Chapter 23, Problem 80A

To determine

The time required to completely vaporize the water in the beaker in seconds.

Answer to Problem 80A

The time required to completely vaporize the water in the beaker is $1.1\times {10}^3\text{ s}$ .

Explanation of Solution

Given:

The mass water is $m=0.10\text{ kg}$ at $25°\text{C}$

The voltage is $V=45\text{V}$ .

The current is $I=5.0\text{ A}$ .

The specific heat of water is $C=4.2\text{kJ}/\text{kg}\cdot °\text{C}$ .

The heat of vaporization of water is $H_{\text{v}}=2.3\times {10}^6\text{J}/\text{kg}$ .

Formula used:

The expression for the heat transfer is,

$Q=mC\Delta T$

Here, $m$ is the mass of an object, $C$ is the specific heat of the object, and $\Delta T$ is the difference between the initial and final temperatures.

The expression for the heat vaporization is,

$Q=m{H}_{\text{v}}$

Here, $m$ is the mass of liquid and $H_{\text{v}}$ is the heat of vaporization of the liquid.

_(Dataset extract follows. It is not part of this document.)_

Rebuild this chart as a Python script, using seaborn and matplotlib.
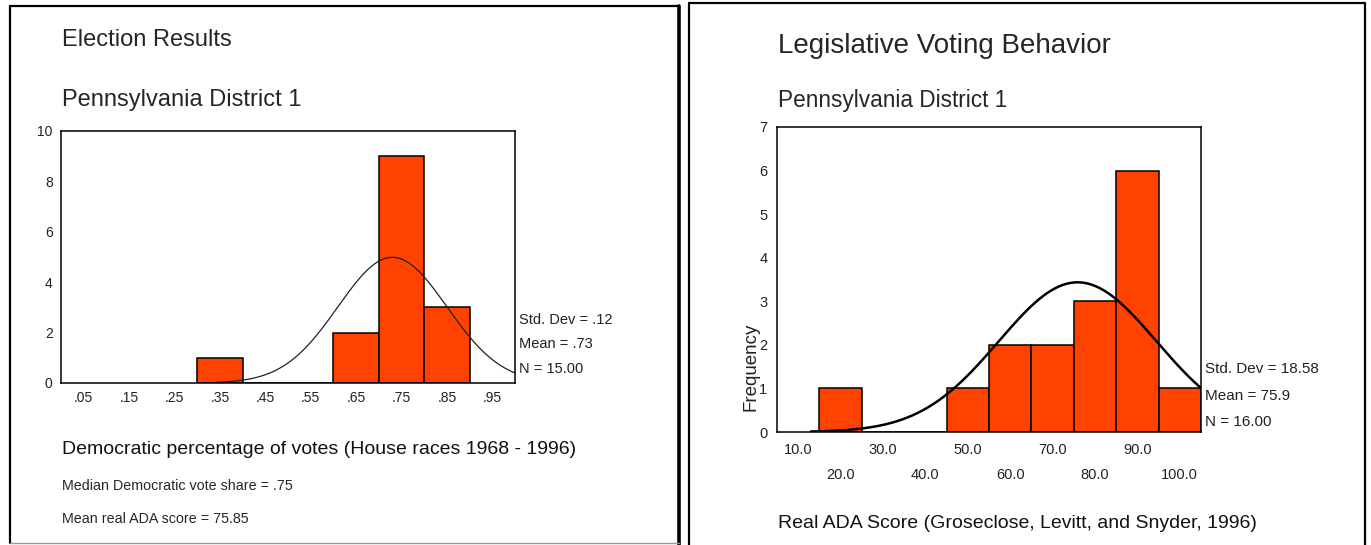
import numpy as np
import pandas as pd
import matplotlib
matplotlib.use("Agg")
import matplotlib.pyplot as plt
import seaborn as sns
from matplotlib.lines import Line2D

# ---------------- data ----------------
# Left: Democratic vote share histogram
vote_bin_centers = [0.35, 0.65, 0.75, 0.85]
vote_counts = [1, 2, 9, 3]
vote_bin_edges = [0.3, 0.4, 0.5, 0.6, 0.7, 0.8, 0.9]
vote_mean, vote_sd, vote_n, vote_binwidth = 0.73, 0.12, 15, 0.1
vote_xticks = [0.05, 0.15, 0.25, 0.35, 0.45, 0.55, 0.65, 0.75, 0.85, 0.95]
vote_xticklabels = [".05", ".15", ".25", ".35", ".45", ".55", ".65", ".75", ".85", ".95"]
vote_yticks = [0, 2, 4, 6, 8, 10]
vote_stats = ["Std. Dev = .12", "Mean = .73", "N = 15.00"]

# Right: real ADA score histogram
ada_bin_centers = [20, 50, 60, 70, 80, 90, 100]
ada_counts = [1, 1, 2, 2, 3, 6, 1]
ada_bin_edges = [15, 25, 35, 45, 55, 65, 75, 85, 95, 105]
ada_mean, ada_sd, ada_n, ada_binwidth = 75.9, 18.58, 16, 10
ada_xticks_row1 = [10, 30, 50, 70, 90]
ada_xticklabels_row1 = ["10.0", "30.0", "50.0", "70.0", "90.0"]
ada_xticks_row2 = [20, 40, 60, 80, 100]
ada_xticklabels_row2 = ["20.0", "40.0", "60.0", "80.0", "100.0"]
ada_yticks = [0, 1, 2, 3, 4, 5, 6, 7]
ada_stats = ["Std. Dev = 18.58", "Mean = 75.9", "N = 16.00"]

BAR = "#FF4200"

# ---------------- figure ----------------
sns.set_style("white")
plt.rcParams["font.family"] = ["Liberation Sans", "DejaVu Sans"]

W, H = 1371, 545
fig = plt.figure(figsize=(W / 100, H / 100), dpi=100)
fig.patch.set_facecolor("white")


def fx(x):
    return x / W


def fy(y):
    return 1 - y / H


def axes_px(x0, y0, x1, y1):
    return fig.add_axes([fx(x0), fy(y1), (x1 - x0) / W, (y1 - y0) / H])


def line_px(xs, ys, lw=1.5, color="black"):
    fig.add_artist(Line2D([fx(v) for v in xs], [fy(v) for v in ys],
                          transform=fig.transFigure, lw=lw, color=color))


# panel borders
line_px([10, 10], [6, 543], lw=1.6)
line_px([10, 679], [6, 6], lw=1.6)
line_px([679, 679], [6, 545], lw=2.6)
line_px([10, 679], [543, 543], lw=1.0, color="#999999")
line_px([689, 689], [3, 545], lw=1.6)
line_px([689, 1365], [3, 3], lw=1.6)
line_px([1365, 1365], [3, 545], lw=1.6)

# ---------- left chart ----------
ax1 = axes_px(61, 131, 515, 383)
sns.histplot(x=vote_bin_centers, weights=vote_counts, bins=vote_bin_edges,
             ax=ax1, color=BAR, edgecolor="black", linewidth=1.1, alpha=1)
xs = np.linspace(0.34, 1.0, 300)
ys = vote_n * vote_binwidth * np.exp(-0.5 * ((xs - vote_mean) / vote_sd) ** 2) / (vote_sd * np.sqrt(2 * np.pi))
sns.lineplot(x=xs, y=ys, ax=ax1, color="#222222", lw=0.9)
ax1.set_xlim(0, 1.0)
ax1.set_ylim(0, 10)
ax1.set_xticks(vote_xticks)
ax1.set_xticklabels(vote_xticklabels)
ax1.set_yticks(vote_yticks)
ax1.set_xlabel("")
ax1.set_ylabel("")
ax1.tick_params(axis="both", direction="out", length=3, width=2.5, color="black",
                labelsize=10, labelcolor="#222222")
ax1.tick_params(axis="x", pad=2.5)
ax1.tick_params(axis="y", pad=3)
for s in ax1.spines.values():
    s.set_visible(True)
    s.set_color("black")
    s.set_linewidth(1.1)

for i, t in enumerate(vote_stats):
    fig.text(fx(519), fy(320 + i * 24.5), t, fontsize=10.5, va="center", ha="left", color="#222222")

fig.text(fx(62), fy(40), "Election Results", fontsize=17, va="center", ha="left")
fig.text(fx(62), fy(100), "Pennsylvania District 1", fontsize=17, va="center", ha="left")
fig.text(fx(62), fy(449), "Democratic percentage of votes (House races 1968 - 1996)",
         fontsize=14, va="center", ha="left", color="#111111")
fig.text(fx(62), fy(486), "Median Democratic vote share = .75", fontsize=10.3, va="center", ha="left")
fig.text(fx(62), fy(519), "Mean real ADA score = 75.85", fontsize=10.3, va="center", ha="left")

# ---------- right chart ----------
ax2 = axes_px(777, 127, 1201, 432)
sns.histplot(x=ada_bin_centers, weights=ada_counts, bins=ada_bin_edges,
             ax=ax2, color=BAR, edgecolor="black", linewidth=1.1, alpha=1)
xs2 = np.linspace(13, 105, 300)
ys2 = ada_n * ada_binwidth * np.exp(-0.5 * ((xs2 - ada_mean) / ada_sd) ** 2) / (ada_sd * np.sqrt(2 * np.pi))
sns.lineplot(x=xs2, y=ys2, ax=ax2, color="black", lw=1.8)
ax2.set_xlim(5, 105)
ax2.set_ylim(0, 7)
ax2.set_xticks(ada_xticks_row1)
ax2.set_xticklabels(ada_xticklabels_row1)
ax2.set_xticks(ada_xticks_row2, minor=True)
ax2.set_xticklabels(ada_xticklabels_row2, minor=True)
ax2.set_yticks(ada_yticks)
ax2.set_xlabel("")
ax2.set_ylabel("")
ax2.tick_params(axis="both", which="both", direction="out", length=3, width=2.5,
                color="black", labelsize=10.5, labelcolor="#222222")
ax2.tick_params(axis="x", which="major", pad=5)
ax2.tick_params(axis="x", which="minor", pad=23)
ax2.tick_params(axis="y", pad=4)
for s in ax2.spines.values():
    s.set_visible(True)
    s.set_color("black")
    s.set_linewidth(1.1)

fig.text(fx(751), fy(367), "Frequency", fontsize=13.5, rotation=90, va="center", ha="center",
         color="#222222")

for i, t in enumerate(ada_stats):
    fig.text(fx(1205), fy(369 + i * 26.5), t, fontsize=11, va="center", ha="left", color="#222222")

fig.text(fx(778), fy(46), "Legislative Voting Behavior", fontsize=20, va="center", ha="left")
fig.text(fx(778), fy(101), "Pennsylvania District 1", fontsize=16.3, va="center", ha="left")
fig.text(fx(778), fy(523), "Real ADA Score (Groseclose, Levitt, and Snyder, 1996)",
         fontsize=14, va="center", ha="left", color="#111111")

fig.savefig("out.png", dpi=100, facecolor="white")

The expression for the power is

$P=IV$

Here, $V$ is the voltage and $I$ is current.

Calculation:

The energy needed to raise the temperature to $100°\text{C}$ is,

$\begin{array}{l}{\left(\Delta Q\right)}_{\text{temperature}}=mC\Delta T\\ {\left(\Delta Q\right)}_{\text{temperature}}=\left(0.10\text{kg}\right)\times \left(4.2\text{kJ}/\text{kg}\cdot °\text{C}\right)\times \left(100°\text{C}-25°\text{C}\right)\\ {\left(\Delta Q\right)}_{\text{temperature}}=32\text{ kJ}\end{array}$

The energy needed to vaporize the water is

$\begin{array}{l}{\left(\Delta Q\right)}_{\text{vaporize}}=m{H}_{\text{v}}\\ {\left(\Delta Q\right)}_{\text{vaporize}}=\left(0.10\text{kg}\right)\times \left(2.3\times {10}^6\text{J}/\text{kg}\right)\\ {\left(\Delta Q\right)}_{\text{vaporize}}=2.3\times {10}^5\text{ J}\times \frac{1\text{ kJ}}{1,000\text{ J}}\\ {\left(\Delta Q\right)}_{\text{vaporize}}=2.3\times {10}^2\text{ kJ}\end{array}$

The total energy needed is

$\begin{array}{l}\Delta Q_{\text{total}}={\left(\Delta Q\right)}_{\text{temperature}}+{\left(\Delta Q\right)}_{\text{vaporize}}\\ \Delta Q_{\text{total}}=\left(32\text{ kJ}\right)+\left(2.3\times {10}^2\text{ kJ}\right)\\ \Delta Q_{\text{total}}=2.6\times {10}^2\text{ kJ}\end{array}$

The power required is,

$\begin{array}{l}P=IV\\ P=\left(\text{5}\text{.0 A}\right)\times \left(\text{45 V}\right)\\ P=225\text{J}/\text{s}\times \frac{1\text{ kJ}}{1,000\text{ J}}\\ P=0.23\text{kJ}/\text{s}\end{array}$

The required to completely vaporize the water in the beaker is,

$\begin{array}{l}t=\frac{\Delta Q_{\text{total}}}{P}\\ t=\frac{2.6\times {10}^2\text{ kJ}}{0.23\text{kJ}/\text{s}}\\ t=1.1\times {10}^3\text{ s}\end{array}$

Conclusion:

Thus, the time required to completely vaporize the water in the beaker is $1.1\times {10}^3\text{ s}$ .